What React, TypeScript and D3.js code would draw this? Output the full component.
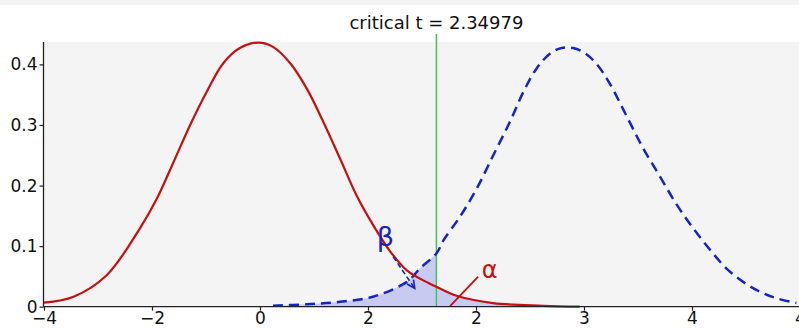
import React, { useEffect, useRef } from 'react';
import * as d3 from 'd3';

// values (x in t units, y = density)
const nullX = [-3.0, -2.59, -2.13, -1.67, -1.43, -1.2, -0.97, -0.74, -0.51, -0.28, -0.02, 0.18, 0.42, 0.65, 0.88, 1.11, 1.34, 1.57, 1.81, 2.04, 2.34, 2.45, 2.73, 3.24, 3.93, 4.44];
const nullY = [0.0066, 0.0165, 0.052, 0.129, 0.179, 0.239, 0.3, 0.355, 0.402, 0.427, 0.436, 0.429, 0.402, 0.36, 0.305, 0.245, 0.184, 0.135, 0.091, 0.06, 0.039, 0.033, 0.018, 0.006, 0.0015, 0];

const altX = [0.18, 0.65, 1.11, 1.57, 2.04, 2.22, 2.45, 2.55, 2.78, 3.01, 3.24, 3.47, 3.66, 3.84, 4.03, 4.19, 4.35, 4.52, 4.68, 4.86, 5.09, 5.32, 5.56, 5.79, 6.02, 6.25, 6.48, 6.71, 6.94, 7.17, 7.45];
const altY = [0.0017, 0.004, 0.008, 0.0165, 0.041, 0.063, 0.088, 0.11, 0.149, 0.195, 0.25, 0.305, 0.355, 0.393, 0.418, 0.427, 0.427, 0.418, 0.4, 0.368, 0.315, 0.262, 0.214, 0.168, 0.129, 0.094, 0.063, 0.041, 0.025, 0.014, 0.006];

const critical = 2.45;
const titleText = 'critical t = 2.34979';

const xTicks = [-3, -1.5, 0, 1.5, 3, 4.5, 6, 7.5];
const xTickLabels = ['\u22124', '\u22122', '0', '2', '2', '3', '4', '4'];
const yTicks = [0, 0.1, 0.2, 0.3, 0.4];
const yTickLabels = ['0', '0.1', '0.2', '0.3', '0.4'];

const App = () => {
  const svgRef = useRef<SVGSVGElement>(null);

  useEffect(() => {
    if (!svgRef.current) return;
    const svg = d3.select(svgRef.current);
    svg.selectAll('*').remove();

    const W = 799, H = 330;
    const left = 43.5, top = 42, bottom = 306.7, right = 799;

    const x = d3.scaleLinear().domain([-3, 7.5]).range([44, 800]);
    const y = d3.scaleLinear().domain([0, 0.437]).range([bottom, top]);

    svg.append('rect').attr('width', W).attr('height', H).attr('fill', '#fff');
    svg.append('rect').attr('width', W).attr('height', 5).attr('fill', '#f3f3f3');
    svg.append('rect')
      .attr('x', left).attr('y', top)
      .attr('width', right - left).attr('height', bottom - top)
      .attr('fill', '#f4f4f4');

    const nullPts = nullX.map((v, i) => [v, nullY[i]] as [number, number]);
    const altPts = altX.map((v, i) => [v, altY[i]] as [number, number]);

    const curve = d3.curveCatmullRom.alpha(0.5);
    const area = d3.area<[number, number]>()
      .x(d => x(d[0])).y0(y(0)).y1(d => y(d[1]))
      .curve(curve);
    const line = d3.line<[number, number]>()
      .x(d => x(d[0])).y(d => y(d[1]))
      .curve(curve);

    // beta region (alternative below critical) and alpha tail
    svg.append('path')
      .datum(altPts.filter(d => d[0] <= critical))
      .attr('d', area)
      .attr('fill', '#c9caf2');
    svg.append('path')
      .datum(nullPts.filter(d => d[0] >= critical))
      .attr('d', area)
      .attr('fill', '#c9caf2');

    // critical line
    svg.append('line')
      .attr('x1', x(critical)).attr('x2', x(critical))
      .attr('y1', 34).attr('y2', bottom)
      .attr('stroke', '#3cc45a').attr('stroke-width', 1.5);

    svg.append('path')
      .datum(altPts)
      .attr('d', line)
      .attr('fill', 'none')
      .attr('stroke', '#1524c4')
      .attr('stroke-width', 2.5)
      .attr('stroke-dasharray', '10,6');

    svg.append('path')
      .datum(nullPts)
      .attr('d', line)
      .attr('fill', 'none')
      .attr('stroke', '#c41010')
      .attr('stroke-width', 2.2);

    // annotations
    const arrowFrom: [number, number] = [1.85, 0.0825];
    const arrowTo: [number, number] = [2.15, 0.03];
    const ax1 = x(arrowFrom[0]), ay1 = y(arrowFrom[1]);
    const ax2 = x(arrowTo[0]), ay2 = y(arrowTo[1]);
    svg.append('line')
      .attr('x1', ax1).attr('y1', ay1).attr('x2', ax2).attr('y2', ay2)
      .attr('stroke', '#1524c4').attr('stroke-width', 1.6)
      .attr('stroke-dasharray', '5,3');
    const ang = Math.atan2(ay2 - ay1, ax2 - ax1);
    const hl = 9;
    svg.append('path')
      .attr('d', `M${ax2 - hl * Math.cos(ang - 0.45)},${ay2 - hl * Math.sin(ang - 0.45)}L${ax2},${ay2}L${ax2 - hl * Math.cos(ang + 0.45)},${ay2 - hl * Math.sin(ang + 0.45)}`)
      .attr('fill', 'none').attr('stroke', '#1524c4').attr('stroke-width', 1.6);

    svg.append('text')
      .attr('x', x(1.62)).attr('y', y(0.1))
      .attr('font-family', 'DejaVu Sans').attr('font-size', 27)
      .attr('fill', '#1524c4')
      .text('\u03b2');

    svg.append('line')
      .attr('x1', x(2.64)).attr('y1', y(0.001))
      .attr('x2', x(3.03)).attr('y2', y(0.0495))
      .attr('stroke', '#c41010').attr('stroke-width', 1.8);
    svg.append('text')
      .attr('x', x(3.08)).attr('y', y(0.047))
      .attr('font-family', 'DejaVu Sans').attr('font-size', 24)
      .attr('fill', '#c41010')
      .text('\u03b1');

    // axes
    const xAxis = svg.append('g')
      .attr('transform', `translate(0,${bottom})`)
      .call(d3.axisBottom(x).tickValues(xTicks).tickSize(4).tickSizeOuter(0)
        .tickFormat((_d, i) => xTickLabels[i]));
    xAxis.select('.domain').attr('stroke', '#222').attr('stroke-width', 1.3)
      .attr('d', `M${left},0H${right}`);
    xAxis.selectAll('.tick line').attr('stroke', '#222').attr('stroke-width', 1.2);
    xAxis.selectAll('.tick text')
      .attr('font-family', 'DejaVu Sans').attr('font-size', 17)
      .attr('fill', '#111').attr('dy', '0.72em').attr('y', 5);

    const yAxis = svg.append('g')
      .attr('transform', `translate(${left},0)`)
      .call(d3.axisLeft(y).tickValues(yTicks).tickSize(4).tickSizeOuter(0)
        .tickFormat((_d, i) => yTickLabels[i]));
    yAxis.select('.domain').attr('stroke', '#222').attr('stroke-width', 1.3)
      .attr('d', `M0,${top}V${bottom}`);
    yAxis.selectAll('.tick line').attr('stroke', '#222').attr('stroke-width', 1.2);
    yAxis.selectAll('.tick text')
      .attr('font-family', 'DejaVu Sans').attr('font-size', 17)
      .attr('fill', '#111').attr('x', -6);

    svg.append('text')
      .attr('x', x(critical)).attr('y', 29)
      .attr('text-anchor', 'middle')
      .attr('font-family', 'DejaVu Sans').attr('font-size', 18)
      .attr('fill', '#111')
      .text(titleText);
  }, []);

  return (
    <svg
      ref={svgRef}
      width={799}
      height={330}
      style={{ position: 'absolute', left: 0, top: 0, display: 'block' }}
    />
  );
};

export default App;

———

§ TO DO
Give solely the number of lines in the data that contain the string "React".

§ FULL RESPONSE
2